Com relação à sinodalidade, a ortodoxia frequentemente se refere ao Canone apostolico 34 – uma norma legislativa do IV século de origem oriental, relativa às relações entre as igrejas – para indicar a interação entre o “primeiro” de um sínodo e os outros membros que o compõem. O cânone exorta: “Os bispos de cada nação [território] devem conhecer o primeiro do sínodo e segui-lo como seu líder e não fazer nada sem seu conselho […]. Mas nem ele [o primeiro] pode fazer nada sem a opinião de todos. Desta forma, haverá concórdia e Deus será glorificado através do Senhor no Espírito Santo: o Pai e o Filho e o Espírito Santo”. Disso advém que a sinodalidade é modelada na comunhão trinitária e na primazia da paternidade. É imperativo reconhecer o primeiro nas assembleias sinodais, porque o Pai é apenas um – daí não haver previsão para qualquer tipo de copresidência ou coprimazia, porque não há dois “Pais” na Trindade.
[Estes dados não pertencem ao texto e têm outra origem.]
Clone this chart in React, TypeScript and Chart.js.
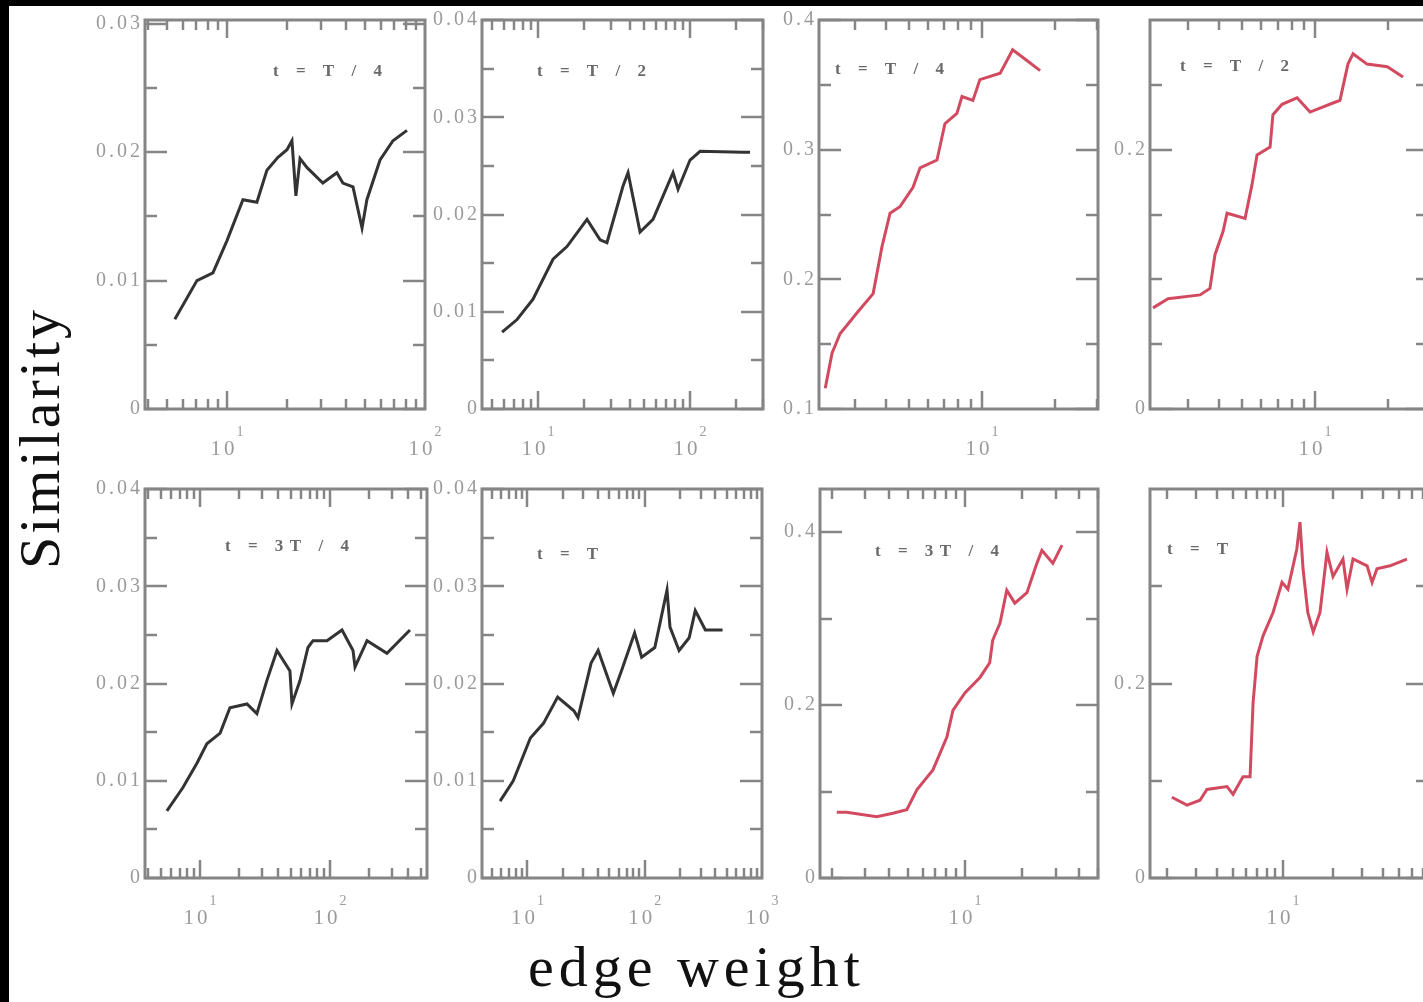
import React, { useEffect, useRef } from "react";
import { Chart, registerables } from "chart.js";

Chart.register(...registerables);

// ---------------- data (edge weight -> similarity) ----------------
const p1X = [5.46, 7.06, 8.5, 10, 12.05, 14.17, 15.92, 18.1, 20.1, 21.3, 22.3, 23.4, 25.4, 30.5, 35.9, 38.5, 43.3, 48.1, 50.9, 59.3, 68.9, 81.1];
const p1Y = [0.007, 0.01, 0.0106, 0.0131, 0.0163, 0.0161, 0.0186, 0.0196, 0.0202, 0.0209, 0.0166, 0.0195, 0.0188, 0.0176, 0.0184, 0.0176, 0.0173, 0.0141, 0.0163, 0.0194, 0.0209, 0.0217];

const p2X = [5.8, 7.28, 9.27, 12.55, 15.5, 21.0, 25.6, 28.4, 36.2, 39.1, 46.9, 57.1, 77.3, 83.4, 100, 116.4, 223, 248];
const p2Y = [0.0079, 0.0092, 0.0113, 0.0154, 0.0167, 0.0195, 0.0174, 0.0171, 0.0229, 0.0243, 0.0182, 0.0195, 0.0243, 0.0226, 0.0256, 0.0265, 0.0264, 0.0264];

const p3X = [2.25, 2.4, 2.59, 3.04, 3.55, 3.86, 4.17, 4.58, 5.19, 5.55, 6.52, 7.03, 7.88, 8.27, 9.18, 9.81, 11.9, 13.4, 15.3, 17.4];
const p3Y = [0.116, 0.143, 0.158, 0.174, 0.189, 0.225, 0.251, 0.256, 0.271, 0.286, 0.292, 0.32, 0.328, 0.341, 0.338, 0.354, 0.359, 0.377, 0.369, 0.361];

const p4X = [2.14, 2.47, 3.35, 3.68, 3.86, 4.17, 4.33, 5.14, 5.49, 5.76, 6.52, 6.7, 7.31, 8.43, 9.54, 11.86, 12.68, 13.68, 14.36, 16.4, 19.9, 23.1];
const p4Y = [0.078, 0.085, 0.088, 0.093, 0.119, 0.137, 0.151, 0.147, 0.173, 0.196, 0.202, 0.227, 0.235, 0.24, 0.229, 0.236, 0.238, 0.266, 0.274, 0.266, 0.264, 0.256];

const p5X = [5.57, 7.4, 9.48, 11.3, 14.3, 17.0, 23.0, 27.4, 32.7, 39.1, 49.2, 51.0, 58.8, 67.7, 74.0, 94.8, 123.7, 150.3, 155.7, 192.7, 274, 412];
const p5Y = [0.0069, 0.0093, 0.0118, 0.0138, 0.0149, 0.0175, 0.0179, 0.0169, 0.0203, 0.0234, 0.0213, 0.0179, 0.0203, 0.0237, 0.0244, 0.0244, 0.0255, 0.0234, 0.0217, 0.0244, 0.0231, 0.0255];

const p6X = [5.85, 7.57, 10.6, 13.7, 18.1, 24.9, 27.0, 34.9, 40.1, 54.0, 63.4, 82.0, 94.2, 121.9, 154.9, 164.3, 196.4, 239.4, 269.8, 329, 461];
const p6Y = [0.0079, 0.01, 0.0144, 0.0159, 0.0186, 0.0172, 0.0165, 0.0221, 0.0234, 0.019, 0.0213, 0.0252, 0.0227, 0.0237, 0.0296, 0.0258, 0.0234, 0.0247, 0.0275, 0.0255, 0.0255];

const p7X = [2.12, 2.39, 3.44, 4.18, 4.95, 5.59, 6.79, 8.04, 8.65, 10, 12.0, 13.5, 14.0, 15.3, 16.6, 18.3, 21.2, 23.9, 25.4, 29.0, 32.4];
const p7Y = [0.076, 0.076, 0.071, 0.075, 0.079, 0.102, 0.125, 0.163, 0.194, 0.214, 0.232, 0.249, 0.275, 0.295, 0.333, 0.318, 0.33, 0.364, 0.379, 0.364, 0.385];

const p8X = [2.14, 2.64, 3.16, 3.48, 4.6, 5.0, 5.74, 6.33, 6.6, 6.98, 7.58, 8.71, 9.86, 10.7, 12.1, 12.65, 13.2, 14.1, 15.2, 16.7, 18.4, 20.0, 22.97, 24.3, 26.4, 32.1, 34.4, 36.8, 44.1, 55.8];
const p8Y = [0.083, 0.075, 0.08, 0.091, 0.094, 0.086, 0.104, 0.104, 0.18, 0.228, 0.249, 0.273, 0.304, 0.297, 0.338, 0.366, 0.318, 0.273, 0.253, 0.273, 0.335, 0.31, 0.328, 0.297, 0.328, 0.321, 0.304, 0.318, 0.321, 0.328];

// panel titles
const titles = ["t = T / 4", "t = T / 2", "t = T / 4", "t = T / 2", "t = 3T / 4", "t = T", "t = 3T / 4", "t = T"];

// axis ranges
const xRanges = [[3.86, 100], [4.28, 302], [2.12, 30.2], [2.08, 29.3], [3.78, 557], [4.1, 1000], [1.73, 50.1], [1.58, 74.7]];
const yRanges = [[0, 0.0303], [0, 0.04], [0.1, 0.4], [0, 0.3], [0, 0.04], [0, 0.04], [0, 0.45], [0, 0.4]];

// tick labels
const yTicksSmall = ["0", "0.01", "0.02", "0.03", "0.04"];
const yTicksP1 = ["0", "0.01", "0.02", "0.03"];
const yTicksP3 = ["0.1", "0.2", "0.3", "0.4"];
const yTicksP4 = ["0", "0.2"];
const yTicksP7 = ["0", "0.2", "0.4"];
const yTicksP8 = ["0", "0.2"];
const yMinorP1 = [0.005, 0.015, 0.025];
const yMinorSmall = [0.005, 0.015, 0.025, 0.035];
const yMinorP3 = [0.15, 0.25, 0.35];
const yMinorP4 = [0.05, 0.1, 0.15, 0.25];
const yMinorP7 = [0.1, 0.3];
const yMinorP8 = [0.1, 0.3];
const xExps = [[1, 2], [1, 2], [1], [1], [1, 2], [1, 2, 3], [1], [1]];

const seriesX = [p1X, p2X, p3X, p4X, p5X, p6X, p7X, p8X];
const seriesY = [p1Y, p2Y, p3Y, p4Y, p5Y, p6Y, p7Y, p8Y];
const yLabelSets = [yTicksP1, yTicksSmall, yTicksP3, yTicksP4, yTicksSmall, yTicksSmall, yTicksP7, yTicksP8];
const yMinorSets = [yMinorP1, yMinorSmall, yMinorP3, yMinorP4, yMinorSmall, yMinorSmall, yMinorP7, yMinorP8];

// ---------------- layout ----------------
const LAYOUT = [
  { left: 145, top: 20, width: 280, height: 389, tx: 128, ty: 52, red: false },
  { left: 482, top: 20, width: 281, height: 389, tx: 55, ty: 52, red: false },
  { left: 819, top: 20, width: 279, height: 389, tx: 16, ty: 50, red: true },
  { left: 1150, top: 20, width: 278, height: 389, tx: 30, ty: 47, red: true },
  { left: 145, top: 489, width: 282, height: 389, tx: 80, ty: 58, red: false },
  { left: 482, top: 489, width: 280, height: 389, tx: 55, ty: 66, red: false },
  { left: 820, top: 489, width: 278, height: 389, tx: 55, ty: 63, red: true },
  { left: 1150, top: 489, width: 278, height: 389, tx: 17, ty: 61, red: true },
];
const PAD = { l: 80, r: 30, t: 15, b: 60 };
const SERIF = '"Liberation Serif", "DejaVu Serif", serif';

function drawSpaced(ctx: CanvasRenderingContext2D, text: string, x: number, y: number, ls: number, align: string) {
  const chars = Array.from(text);
  const widths = chars.map((c) => ctx.measureText(c).width);
  const total = widths.reduce((s, w) => s + w, 0) + ls * (chars.length - 1);
  let cx = align === "right" ? x - total : align === "center" ? x - total / 2 : x;
  ctx.textAlign = "left";
  chars.forEach((c, i) => {
    ctx.fillText(c, cx, y);
    cx += widths[i] + ls;
  });
  return total;
}

function spacedWidth(ctx: CanvasRenderingContext2D, text: string, ls: number) {
  const chars = Array.from(text);
  return chars.reduce((s, c) => s + ctx.measureText(c).width, 0) + ls * (chars.length - 1);
}

const framePlugin = {
  id: "frame",
  afterDatasetsDraw(chart: any, _args: any, opts: any) {
    const { ctx, chartArea: a } = chart;
    const sx = chart.scales.x;
    const sy = chart.scales.y;
    ctx.save();
    ctx.strokeStyle = "#858585";
    ctx.lineWidth = 2.5;
    const seg = (x1: number, y1: number, x2: number, y2: number) => {
      ctx.beginPath();
      ctx.moveTo(x1, y1);
      ctx.lineTo(x2, y2);
      ctx.stroke();
    };
    const lo = Math.floor(Math.log10(sx.min));
    const hi = Math.ceil(Math.log10(sx.max));
    for (let e = lo; e <= hi; e++) {
      for (let k = 1; k < 10; k++) {
        const v = k * Math.pow(10, e);
        if (v <= sx.min * 1.001 || v >= sx.max * 0.999) continue;
        const px = Math.round(sx.getPixelForValue(v));
        const L = k === 1 ? 18 : 10;
        seg(px, a.bottom, px, a.bottom - L);
        seg(px, a.top, px, a.top + L);
      }
    }
    opts.yLabels.forEach((t: string) => {
      const py = Math.round(sy.getPixelForValue(parseFloat(t)));
      seg(a.left, py, a.left + 22, py);
      seg(a.right, py, a.right - 22, py);
    });
    opts.yMinor.forEach((v: number) => {
      const py = Math.round(sy.getPixelForValue(v));
      seg(a.left, py, a.left + 12, py);
      seg(a.right, py, a.right - 12, py);
    });
    ctx.lineWidth = 3;
    ctx.strokeRect(a.left, a.top, a.right - a.left, a.bottom - a.top);

    // tick labels
    ctx.fillStyle = "#9a9a9a";
    ctx.font = `20px ${SERIF}`;
    ctx.textBaseline = "middle";
    opts.yLabels.forEach((t: string) => {
      drawSpaced(ctx, t, a.left - 5, sy.getPixelForValue(parseFloat(t)), 3, "right");
    });
    ctx.textBaseline = "alphabetic";
    opts.xExps.forEach((e: number) => {
      const px = sx.getPixelForValue(Math.pow(10, e));
      ctx.font = `21px ${SERIF}`;
      const w10 = spacedWidth(ctx, "10", 3);
      ctx.font = `14px ${SERIF}`;
      const ws = ctx.measureText(String(e)).width;
      const x0 = px - (w10 + 2 + ws) / 2;
      ctx.font = `21px ${SERIF}`;
      drawSpaced(ctx, "10", x0, a.bottom + 46, 3, "left");
      ctx.font = `14px ${SERIF}`;
      ctx.fillText(String(e), x0 + w10 + 2, a.bottom + 27);
    });

    // panel title
    ctx.fillStyle = "#6a6a6a";
    ctx.font = `bold 17px ${SERIF}`;
    ctx.textBaseline = "middle";
    drawSpaced(ctx, opts.title, a.left + opts.tx, a.top + opts.ty, 6.5, "left");
    ctx.restore();
  },
};

function Panel({ idx }: { idx: number }) {
  const ref = useRef<HTMLCanvasElement>(null);
  const L = LAYOUT[idx];
  const cw = L.width + PAD.l + PAD.r;
  const ch = L.height + PAD.t + PAD.b;
  useEffect(() => {
    const xs = seriesX[idx];
    const ys = seriesY[idx];
    const chart = new Chart(ref.current as HTMLCanvasElement, {
      type: "line",
      data: {
        datasets: [
          {
            data: xs.map((x, i) => ({ x, y: ys[i] })),
            borderColor: L.red ? "#d24a60" : "#333333",
            borderWidth: 3,
            pointRadius: 0,
            tension: 0,
            fill: false,
          },
        ],
      },
      options: {
        animation: false,
        responsive: false,
        devicePixelRatio: 1,
        events: [],
        layout: { padding: { left: PAD.l, right: PAD.r, top: PAD.t, bottom: PAD.b } },
        plugins: {
          legend: { display: false },
          tooltip: { enabled: false },
          title: { display: false },
          frame: {
            yLabels: yLabelSets[idx],
            yMinor: yMinorSets[idx],
            xExps: xExps[idx],
            title: titles[idx],
            tx: L.tx,
            ty: L.ty,
          },
        } as any,
        scales: {
          x: { type: "logarithmic", min: xRanges[idx][0], max: xRanges[idx][1], display: false },
          y: { type: "linear", min: yRanges[idx][0], max: yRanges[idx][1], display: false },
        },
      },
      plugins: [framePlugin as any],
    });
    return () => chart.destroy();
  }, []);
  return (
    <canvas
      ref={ref}
      width={cw}
      height={ch}
      style={{ position: "absolute", left: L.left - PAD.l, top: L.top - PAD.t, width: cw, height: ch }}
    />
  );
}

export default function App() {
  return (
    <div
      style={{
        position: "fixed",
        left: 0,
        top: 0,
        width: 1423,
        height: 1002,
        background: "#000",
        overflow: "hidden",
      }}
    >
      <div style={{ position: "absolute", left: 9, top: 6, right: 0, bottom: 0, background: "#fff" }} />
      {LAYOUT.map((_, i) => (
        <Panel key={i} idx={i} />
      ))}
      <div
        style={{
          position: "absolute",
          left: 40,
          top: 438,
          transform: "translate(-50%, -50%) rotate(-90deg)",
          fontFamily: SERIF,
          fontSize: 58,
          lineHeight: 1,
          letterSpacing: 3,
          color: "#111",
          whiteSpace: "nowrap",
        }}
      >
        Similarity
      </div>
      <div
        style={{
          position: "absolute",
          left: 528,
          top: 938,
          fontFamily: SERIF,
          fontSize: 58,
          lineHeight: 1,
          letterSpacing: 5,
          color: "#111",
          whiteSpace: "nowrap",
        }}
      >
        edge weight
      </div>
    </div>
  );
}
O metropolita Ioannis Zizioulas explica: “O primado, como tudo na Igreja, até mesmo o ser de Deus – a Trindade – é relacional”. Isto explica como o “primeiro” é “uma condição sine qua non para a instituição sinodal e, portanto, uma necessidade eclesiológica e que, analogamente, o sínodo é um pré-requisito para o exercício da primazia”[5].
A sinodalidade é, portanto, uma expressão indispensável do ser Igreja, da unidade do povo de Deus e da participação de todos na proclamação da fé.
[1] O autor é teólogo ortodoxo e professor de ecumenismo e teologia ortodoxa na Pontifícia Universidade de São Tomás de Aquino Angelicum e professor convidado da Pontifícia Universidade Lateranense. Tradução do original italiano de Maria Helena Benjamin.
[2] Bartolomeu, Discurso inaugural, in “Il Regno attualità e documenti”, 61, (2016), n. 1237, p. 366.
[3] Na celebração da Eucaristia. [N.d.E.]
[4] P. Nellas, Il Santo e Grande Sinodo della Chiesa Ortodossa (grego), in “Synaxi”,133, (2015), p. 8.
[5] J. Zizioulas, Recent discussions on Primacy in Orthodox Theology, in W. Kasper (por.), Il ministero petrino. Cattolici e ortodossi in dialogo, Città Nuova, Roma 2004, p. 260-261.